Un mortal aburrimiento
Mi ordenador se ha convertido, desde hace unas semanas, en un ser moral. Todos los días vierte sobre mis intereses, preferencias, actos y contactos electrónicos, juicios de valor y opiniones que emulan los dogmas inamovibles que impartían mis limitados profesores de colegio franquista. A aquellos pobres profesores puedes, al cabo de los años, acabar entendiéndolos -y hasta perdonarlos- al situarlos en su contexto generacional. En cambio, ¿quién puede entender o justificar los juicios morales y los dogmas de un aparato electrónico, por más que también se mida en generaciones?
Teóricamente, un ordenador no es un ser humano. Aunque, al igual que los jóvenes de hoy no pueden ni imaginar cómo algunas generaciones llegamos a perder el tiempo con tonterías en aquellos colegios de nuestra época, es muy posible que quienes pertenecemos a la generación que recuerda el primer día que vio la televisión seamos incapaces de apreciar la humanidad y la opinión moral de una máquina como el ordenador.
El caso es que, un buen día, al encender el chisme, éste emitió, en lugar preferente, este mensaje-advertencia: 'Su escritorio es muy aburrido. ¿Desea cambiarlo?'. Nadie había tenido, hasta ahora, la sinceridad -¿o la desfachatez?- de hablarme tan claro.
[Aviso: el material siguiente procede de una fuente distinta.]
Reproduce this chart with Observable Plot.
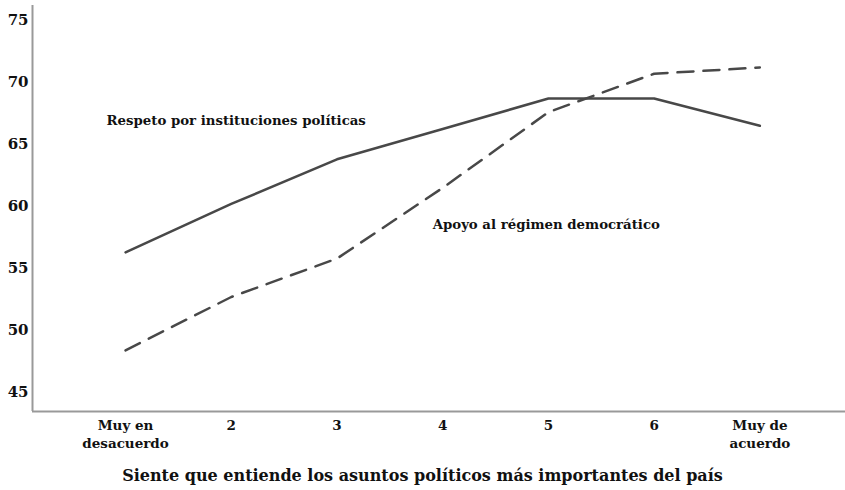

Agradecí que la máquina tuviera, al menos, la buena educación de ofrecerme dos alternativas tan simples como un sí o un no. Y, obviamente, marqué el no. ¿Para qué voy a cambiar mi escritorio, con sus textos y sus contactos, si eso es lo que yo misma he introducido trabajosamente en la máquina porque responde a mis aburridos intereses?
Creí que aquí se acabaría todo, pero me equivocaba. Llevo semanas recibiendo el insistente mensaje -'Su escritorio es muy aburrido...'- y he terminado por preguntarme, primero, por el aburrimiento de los contenidos de mi escritorio, y después, por si no seré yo misma de un aburrimiento mortal. El empeño del ordenador en que reflexionara sobre ello ha tenido, pues, una primera consecuencia: he hecho examen de conciencia sobre el aburrimiento que me rodea y me invade. Y he llegado a la horrible conclusión de que soy una persona a la que le divierte aburrirse. Es más, tal vez no sé hacer otra cosa, porque el ordenador sigue insistiendo en ello. Cada día.
A medida que me invadía un claro complejo de inferioridad -¿a quién le gusta ser un aburrimiento?- aumentaba mi curiosidad por saber en qué consistía ser divertido, según el criterio de mi ordenador. Apreté, pues, el sí: ¡quería un escritorio divertido, qué caramba! Aparecieron así, uno tras otro, los paradigmas de la diversión: señoras ligeras de ropa, casinos, horóscopos, postales sensuales personalizadas, nuevas melodías para el teléfono móvil, vidas de famosos en vídeo... y hasta ¡una forma para decorar la pantalla de mi ordenador! Dudé ante tal despliegue, y seleccioné -me pareció lo más adecuado- las melodías para el teléfono móvil que no uso. Y de nuevo aparecieron las señoras desnudas, los casinos hasta llegar al ¡ábrete Sésamo! de toda diversión: ¡la tarjeta de crédito, claro!
Me invadió un gran alivio; pero, al no traspasar el umbral decisivo de la diversión, la máquina no sólo volvió a insultarme con más furia -'¡Eres un aburrido!', me dijo sin importarle mi sexo-, sino que me desestabilizó el sistema electrónico que sostenía mi propio aburrimiento: es decir, mi trabajo. No sé si era eso, finalmente, lo que estaba previsto como traca final contra el aburrimiento. Aunque primero me sobresalté por esta guerra preventiva de mi ordenador, al fin se recompuso el aburrido orden de mi escritorio electrónico. Hoy el ordenador insiste en lo suyo y yo en lo mío. No he conseguido abrir el horizonte de su capacidad de diversión. Iluso dictador. Pero me pregunto a cuántos habrá convencido. Y esto me preocupa.